This will undoubtedly be a pretty short review because quite honestly, there isn't a hell of a lot to say about this title. If you go into this expecting something very basic as far as haunting/possession movies go, you pretty much get just that. Nothing about this is surprising, there's no crazy twist ending that comes out of nowhere, and at the end of the day, it's gonna be forgotten and swept under the rug like so many of its kind before it.
Korean immigrants Amanda (Sandra Oh) and her daughter, Chris (Fivel Stewart) live a farm life of raising bees and chickens. They rely on much older technologies due to a trauma Amanda experienced at a young age involving electricity. I imagine this was also done because a lantern looks creepier than a flashlight. Anyway, one day Amanda is visited by her uncle (Tom Yi) who leaves her with the remains of her estranged mother.
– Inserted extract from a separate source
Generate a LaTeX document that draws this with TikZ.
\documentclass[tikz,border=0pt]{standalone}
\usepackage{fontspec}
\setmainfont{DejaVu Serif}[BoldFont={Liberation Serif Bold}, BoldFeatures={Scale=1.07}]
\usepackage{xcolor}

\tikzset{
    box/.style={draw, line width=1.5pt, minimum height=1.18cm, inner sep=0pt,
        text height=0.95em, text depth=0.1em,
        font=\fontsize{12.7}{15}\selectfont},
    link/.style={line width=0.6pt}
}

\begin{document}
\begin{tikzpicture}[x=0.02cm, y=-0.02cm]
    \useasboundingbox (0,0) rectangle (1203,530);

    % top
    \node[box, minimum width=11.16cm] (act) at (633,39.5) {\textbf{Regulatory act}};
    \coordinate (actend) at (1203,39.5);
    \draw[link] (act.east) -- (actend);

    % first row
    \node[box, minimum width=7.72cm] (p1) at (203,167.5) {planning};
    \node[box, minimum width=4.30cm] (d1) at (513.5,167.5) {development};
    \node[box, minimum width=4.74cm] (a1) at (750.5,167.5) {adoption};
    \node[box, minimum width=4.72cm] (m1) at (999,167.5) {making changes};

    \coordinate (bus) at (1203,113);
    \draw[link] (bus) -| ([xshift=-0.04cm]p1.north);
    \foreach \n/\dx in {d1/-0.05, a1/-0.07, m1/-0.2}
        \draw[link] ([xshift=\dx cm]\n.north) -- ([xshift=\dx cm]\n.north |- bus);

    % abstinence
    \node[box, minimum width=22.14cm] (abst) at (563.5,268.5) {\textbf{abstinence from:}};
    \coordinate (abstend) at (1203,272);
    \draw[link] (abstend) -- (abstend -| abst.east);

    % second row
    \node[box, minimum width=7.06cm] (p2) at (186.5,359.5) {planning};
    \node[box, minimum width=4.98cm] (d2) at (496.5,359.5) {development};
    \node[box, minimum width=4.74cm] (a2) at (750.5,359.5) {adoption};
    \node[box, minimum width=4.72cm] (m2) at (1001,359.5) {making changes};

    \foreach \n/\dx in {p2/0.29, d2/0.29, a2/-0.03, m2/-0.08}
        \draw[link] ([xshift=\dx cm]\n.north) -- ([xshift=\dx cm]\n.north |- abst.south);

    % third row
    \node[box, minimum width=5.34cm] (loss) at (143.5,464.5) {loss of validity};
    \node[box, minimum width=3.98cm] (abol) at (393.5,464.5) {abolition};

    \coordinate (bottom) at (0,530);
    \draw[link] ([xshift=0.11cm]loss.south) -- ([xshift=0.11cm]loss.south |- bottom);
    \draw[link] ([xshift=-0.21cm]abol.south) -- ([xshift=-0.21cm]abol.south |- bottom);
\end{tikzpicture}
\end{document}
Amanda is warned not to open the briefcase that contains these remains, but of course, if she didn't, we wouldn't really have a movie.
In the meantime, Chris makes a new friend in a girl named River (Odeya Rush) and from that, she becomes a bit more distant from her mother. And since Amanda's mother was so strict, a big part of this is the play on Amanda fearing becoming her mother. Then it plays with the whole spiritual possession thing, and it just kind of coasts along without any really unexpected twists or turns. All in all, it struck me as the kind of under-the-radar title you might find near the bottom of a long list of suggestions Netflix would have to offer based on "ghost movies". You know, at that point in the list you scroll down to where you haven't heard of most of them.
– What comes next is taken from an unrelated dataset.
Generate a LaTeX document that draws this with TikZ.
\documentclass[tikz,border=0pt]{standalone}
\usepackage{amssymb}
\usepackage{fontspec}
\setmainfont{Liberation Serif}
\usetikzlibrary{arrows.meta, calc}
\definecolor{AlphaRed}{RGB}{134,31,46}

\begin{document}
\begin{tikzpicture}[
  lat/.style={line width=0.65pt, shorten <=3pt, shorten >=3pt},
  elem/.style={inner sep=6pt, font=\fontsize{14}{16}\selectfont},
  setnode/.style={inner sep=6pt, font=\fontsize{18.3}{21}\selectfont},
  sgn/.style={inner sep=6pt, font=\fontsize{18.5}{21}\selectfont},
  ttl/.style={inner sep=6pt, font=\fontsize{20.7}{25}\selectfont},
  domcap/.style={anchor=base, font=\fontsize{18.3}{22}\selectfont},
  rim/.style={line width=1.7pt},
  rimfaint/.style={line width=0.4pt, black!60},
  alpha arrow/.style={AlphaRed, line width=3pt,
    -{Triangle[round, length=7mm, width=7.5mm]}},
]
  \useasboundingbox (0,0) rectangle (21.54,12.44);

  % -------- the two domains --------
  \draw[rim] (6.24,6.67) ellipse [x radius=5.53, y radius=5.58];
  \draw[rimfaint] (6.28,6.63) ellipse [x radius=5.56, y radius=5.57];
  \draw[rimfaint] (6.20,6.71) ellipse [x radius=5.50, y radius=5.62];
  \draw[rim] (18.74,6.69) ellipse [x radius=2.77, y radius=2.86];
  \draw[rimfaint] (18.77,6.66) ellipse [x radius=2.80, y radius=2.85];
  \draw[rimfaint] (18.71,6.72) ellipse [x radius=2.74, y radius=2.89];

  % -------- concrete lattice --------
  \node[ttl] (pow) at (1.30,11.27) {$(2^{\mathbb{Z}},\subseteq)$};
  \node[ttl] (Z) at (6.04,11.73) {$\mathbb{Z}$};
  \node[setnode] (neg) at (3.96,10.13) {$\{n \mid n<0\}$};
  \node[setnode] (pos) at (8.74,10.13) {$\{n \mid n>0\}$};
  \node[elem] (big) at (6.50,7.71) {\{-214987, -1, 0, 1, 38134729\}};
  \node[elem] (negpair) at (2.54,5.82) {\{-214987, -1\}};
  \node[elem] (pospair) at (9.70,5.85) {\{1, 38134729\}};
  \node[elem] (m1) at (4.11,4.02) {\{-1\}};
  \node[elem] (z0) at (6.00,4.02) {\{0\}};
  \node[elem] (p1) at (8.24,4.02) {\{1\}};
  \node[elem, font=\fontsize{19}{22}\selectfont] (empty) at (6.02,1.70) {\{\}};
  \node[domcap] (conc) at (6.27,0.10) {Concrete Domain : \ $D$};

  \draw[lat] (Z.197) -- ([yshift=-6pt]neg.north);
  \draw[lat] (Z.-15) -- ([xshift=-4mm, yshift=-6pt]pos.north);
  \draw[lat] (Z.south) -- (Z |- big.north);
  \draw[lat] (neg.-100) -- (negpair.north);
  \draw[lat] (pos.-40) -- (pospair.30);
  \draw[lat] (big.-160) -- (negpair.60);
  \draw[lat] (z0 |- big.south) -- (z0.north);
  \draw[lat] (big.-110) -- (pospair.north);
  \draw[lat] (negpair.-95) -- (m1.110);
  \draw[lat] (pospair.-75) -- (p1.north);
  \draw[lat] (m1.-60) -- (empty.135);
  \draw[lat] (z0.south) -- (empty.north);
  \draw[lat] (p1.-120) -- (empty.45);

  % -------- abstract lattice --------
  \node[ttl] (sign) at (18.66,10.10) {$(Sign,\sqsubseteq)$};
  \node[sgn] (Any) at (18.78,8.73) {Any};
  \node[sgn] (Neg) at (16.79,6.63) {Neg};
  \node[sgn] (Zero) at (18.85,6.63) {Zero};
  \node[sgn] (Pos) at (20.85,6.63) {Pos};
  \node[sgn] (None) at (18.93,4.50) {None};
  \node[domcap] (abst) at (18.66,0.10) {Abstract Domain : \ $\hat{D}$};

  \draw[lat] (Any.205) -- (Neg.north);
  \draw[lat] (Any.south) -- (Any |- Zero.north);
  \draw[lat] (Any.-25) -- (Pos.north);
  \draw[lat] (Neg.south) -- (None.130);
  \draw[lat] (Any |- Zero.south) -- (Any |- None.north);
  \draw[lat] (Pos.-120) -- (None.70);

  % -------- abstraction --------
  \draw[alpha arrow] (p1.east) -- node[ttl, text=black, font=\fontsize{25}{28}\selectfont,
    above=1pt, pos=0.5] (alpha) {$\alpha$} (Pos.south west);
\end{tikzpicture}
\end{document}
I suppose if I was to really give the movie anything it would probably be Sandra Oh's performance. I'm not talking about Oscar-worthy material or anything, but one has to appreciate that she did a good job with what she had to work with. With that said, this is a pretty limited release all the same, so it doesn't seem to be taking itself as any sort of big deal either. So once again, we have a movie that's just kind of "there". The real draw for me was the fact that Sam Raimi's name was attached to it as producer, but it ended up being a good example of why "producer" is a credit to take with a grain of salt.
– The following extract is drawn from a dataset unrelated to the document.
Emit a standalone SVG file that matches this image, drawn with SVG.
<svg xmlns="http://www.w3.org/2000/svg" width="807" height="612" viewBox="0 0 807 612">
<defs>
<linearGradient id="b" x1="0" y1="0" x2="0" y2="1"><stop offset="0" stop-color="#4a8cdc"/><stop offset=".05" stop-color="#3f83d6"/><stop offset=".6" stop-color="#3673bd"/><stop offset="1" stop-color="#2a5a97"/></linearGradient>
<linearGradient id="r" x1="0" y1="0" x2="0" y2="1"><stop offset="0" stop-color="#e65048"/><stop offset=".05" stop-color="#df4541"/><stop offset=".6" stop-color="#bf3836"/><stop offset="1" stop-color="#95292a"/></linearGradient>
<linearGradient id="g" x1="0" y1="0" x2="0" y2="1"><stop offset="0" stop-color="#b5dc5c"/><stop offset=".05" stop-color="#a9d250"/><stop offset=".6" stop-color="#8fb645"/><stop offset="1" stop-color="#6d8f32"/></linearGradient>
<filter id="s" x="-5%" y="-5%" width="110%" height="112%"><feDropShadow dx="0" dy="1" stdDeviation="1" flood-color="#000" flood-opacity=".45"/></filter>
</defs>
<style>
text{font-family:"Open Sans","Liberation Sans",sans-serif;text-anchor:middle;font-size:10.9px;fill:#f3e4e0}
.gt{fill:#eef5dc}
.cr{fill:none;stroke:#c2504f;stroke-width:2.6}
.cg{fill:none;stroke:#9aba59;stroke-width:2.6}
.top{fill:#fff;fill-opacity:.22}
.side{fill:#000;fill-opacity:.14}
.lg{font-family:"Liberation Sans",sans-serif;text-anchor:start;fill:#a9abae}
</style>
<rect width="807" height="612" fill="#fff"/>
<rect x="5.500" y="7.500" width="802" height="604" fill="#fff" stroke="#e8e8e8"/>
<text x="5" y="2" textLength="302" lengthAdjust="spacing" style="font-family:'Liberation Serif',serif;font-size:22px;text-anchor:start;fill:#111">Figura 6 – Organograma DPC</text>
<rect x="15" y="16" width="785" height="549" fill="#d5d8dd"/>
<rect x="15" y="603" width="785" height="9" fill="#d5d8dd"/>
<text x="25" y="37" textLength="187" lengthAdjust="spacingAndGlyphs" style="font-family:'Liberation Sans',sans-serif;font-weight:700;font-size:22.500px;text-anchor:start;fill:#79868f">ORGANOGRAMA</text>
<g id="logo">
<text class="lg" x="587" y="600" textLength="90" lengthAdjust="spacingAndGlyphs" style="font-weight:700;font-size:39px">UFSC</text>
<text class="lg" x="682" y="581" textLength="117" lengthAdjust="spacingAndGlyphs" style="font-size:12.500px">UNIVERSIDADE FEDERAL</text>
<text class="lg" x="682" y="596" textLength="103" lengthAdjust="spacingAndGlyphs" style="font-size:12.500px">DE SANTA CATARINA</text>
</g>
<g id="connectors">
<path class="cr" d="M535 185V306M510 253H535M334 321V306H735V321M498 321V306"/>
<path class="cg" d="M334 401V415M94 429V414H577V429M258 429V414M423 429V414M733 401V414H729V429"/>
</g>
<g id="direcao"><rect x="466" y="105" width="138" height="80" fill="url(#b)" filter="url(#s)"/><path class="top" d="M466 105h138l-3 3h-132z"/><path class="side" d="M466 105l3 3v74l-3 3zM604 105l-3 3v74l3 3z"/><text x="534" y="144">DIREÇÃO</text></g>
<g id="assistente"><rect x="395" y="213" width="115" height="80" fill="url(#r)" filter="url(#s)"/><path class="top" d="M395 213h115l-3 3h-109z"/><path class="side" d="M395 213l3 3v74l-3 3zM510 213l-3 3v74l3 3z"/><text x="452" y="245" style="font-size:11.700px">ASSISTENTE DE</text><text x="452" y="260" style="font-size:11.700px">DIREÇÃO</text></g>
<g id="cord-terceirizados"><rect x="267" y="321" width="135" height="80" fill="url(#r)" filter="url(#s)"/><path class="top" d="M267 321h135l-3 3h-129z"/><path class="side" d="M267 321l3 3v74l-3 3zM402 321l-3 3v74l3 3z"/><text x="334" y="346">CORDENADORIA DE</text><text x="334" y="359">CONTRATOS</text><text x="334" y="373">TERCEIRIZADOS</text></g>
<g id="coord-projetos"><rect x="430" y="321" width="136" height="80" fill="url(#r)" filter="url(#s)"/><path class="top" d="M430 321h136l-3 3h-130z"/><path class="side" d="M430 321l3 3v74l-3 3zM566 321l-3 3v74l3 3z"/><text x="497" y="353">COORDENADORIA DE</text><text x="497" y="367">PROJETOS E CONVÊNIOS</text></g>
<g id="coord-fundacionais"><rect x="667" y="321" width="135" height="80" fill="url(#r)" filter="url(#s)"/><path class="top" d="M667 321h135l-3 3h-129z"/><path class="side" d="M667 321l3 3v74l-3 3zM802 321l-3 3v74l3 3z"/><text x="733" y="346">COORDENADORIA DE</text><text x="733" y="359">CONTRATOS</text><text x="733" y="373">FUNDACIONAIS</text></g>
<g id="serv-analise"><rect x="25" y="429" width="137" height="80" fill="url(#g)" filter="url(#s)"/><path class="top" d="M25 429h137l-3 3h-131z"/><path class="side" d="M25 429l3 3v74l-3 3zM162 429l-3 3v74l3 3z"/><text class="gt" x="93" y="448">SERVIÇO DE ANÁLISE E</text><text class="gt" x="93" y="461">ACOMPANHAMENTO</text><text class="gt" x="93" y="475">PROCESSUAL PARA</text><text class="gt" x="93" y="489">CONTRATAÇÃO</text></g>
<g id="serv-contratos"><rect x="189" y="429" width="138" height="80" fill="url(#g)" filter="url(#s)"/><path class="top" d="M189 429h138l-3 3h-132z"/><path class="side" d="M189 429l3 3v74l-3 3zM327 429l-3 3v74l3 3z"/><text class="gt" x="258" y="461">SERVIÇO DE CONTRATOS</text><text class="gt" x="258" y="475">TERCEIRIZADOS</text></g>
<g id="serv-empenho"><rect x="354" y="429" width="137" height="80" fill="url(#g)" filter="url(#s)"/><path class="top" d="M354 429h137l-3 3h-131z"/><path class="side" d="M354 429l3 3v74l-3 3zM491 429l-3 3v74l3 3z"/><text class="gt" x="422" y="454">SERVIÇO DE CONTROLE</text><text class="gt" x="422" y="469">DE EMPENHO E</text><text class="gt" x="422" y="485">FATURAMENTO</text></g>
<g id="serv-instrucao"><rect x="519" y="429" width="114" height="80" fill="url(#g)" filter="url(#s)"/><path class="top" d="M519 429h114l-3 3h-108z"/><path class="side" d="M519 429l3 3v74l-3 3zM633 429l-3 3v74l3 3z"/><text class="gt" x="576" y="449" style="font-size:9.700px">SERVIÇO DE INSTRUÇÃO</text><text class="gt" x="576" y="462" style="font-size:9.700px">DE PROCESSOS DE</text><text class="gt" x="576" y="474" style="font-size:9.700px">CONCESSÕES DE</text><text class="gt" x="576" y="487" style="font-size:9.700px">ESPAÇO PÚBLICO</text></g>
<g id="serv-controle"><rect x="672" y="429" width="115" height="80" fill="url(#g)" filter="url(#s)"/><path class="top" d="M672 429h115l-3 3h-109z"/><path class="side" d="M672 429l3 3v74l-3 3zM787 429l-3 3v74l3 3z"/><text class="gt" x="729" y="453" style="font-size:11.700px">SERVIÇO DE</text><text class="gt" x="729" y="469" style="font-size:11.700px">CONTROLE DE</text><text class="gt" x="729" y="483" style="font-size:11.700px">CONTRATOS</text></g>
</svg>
I have no doubt that this will end up on some sort of streaming platform soon enough, so even if you have the means to "big-screen" this experience, I strongly recommend holding off. And even then, I dunno how highly I'd recommend it to anyone. There are worse titles out there, to be sure, but this did feel about as basic as a haunting/possession movie can be, and any symbolism behind it is painfully obvious... but perhaps it's supposed to be since "Umma" translates to "Mother" which, even as a title feels somewhat unoriginal at this point. How many "mom-related" horror/thriller titles are there out there?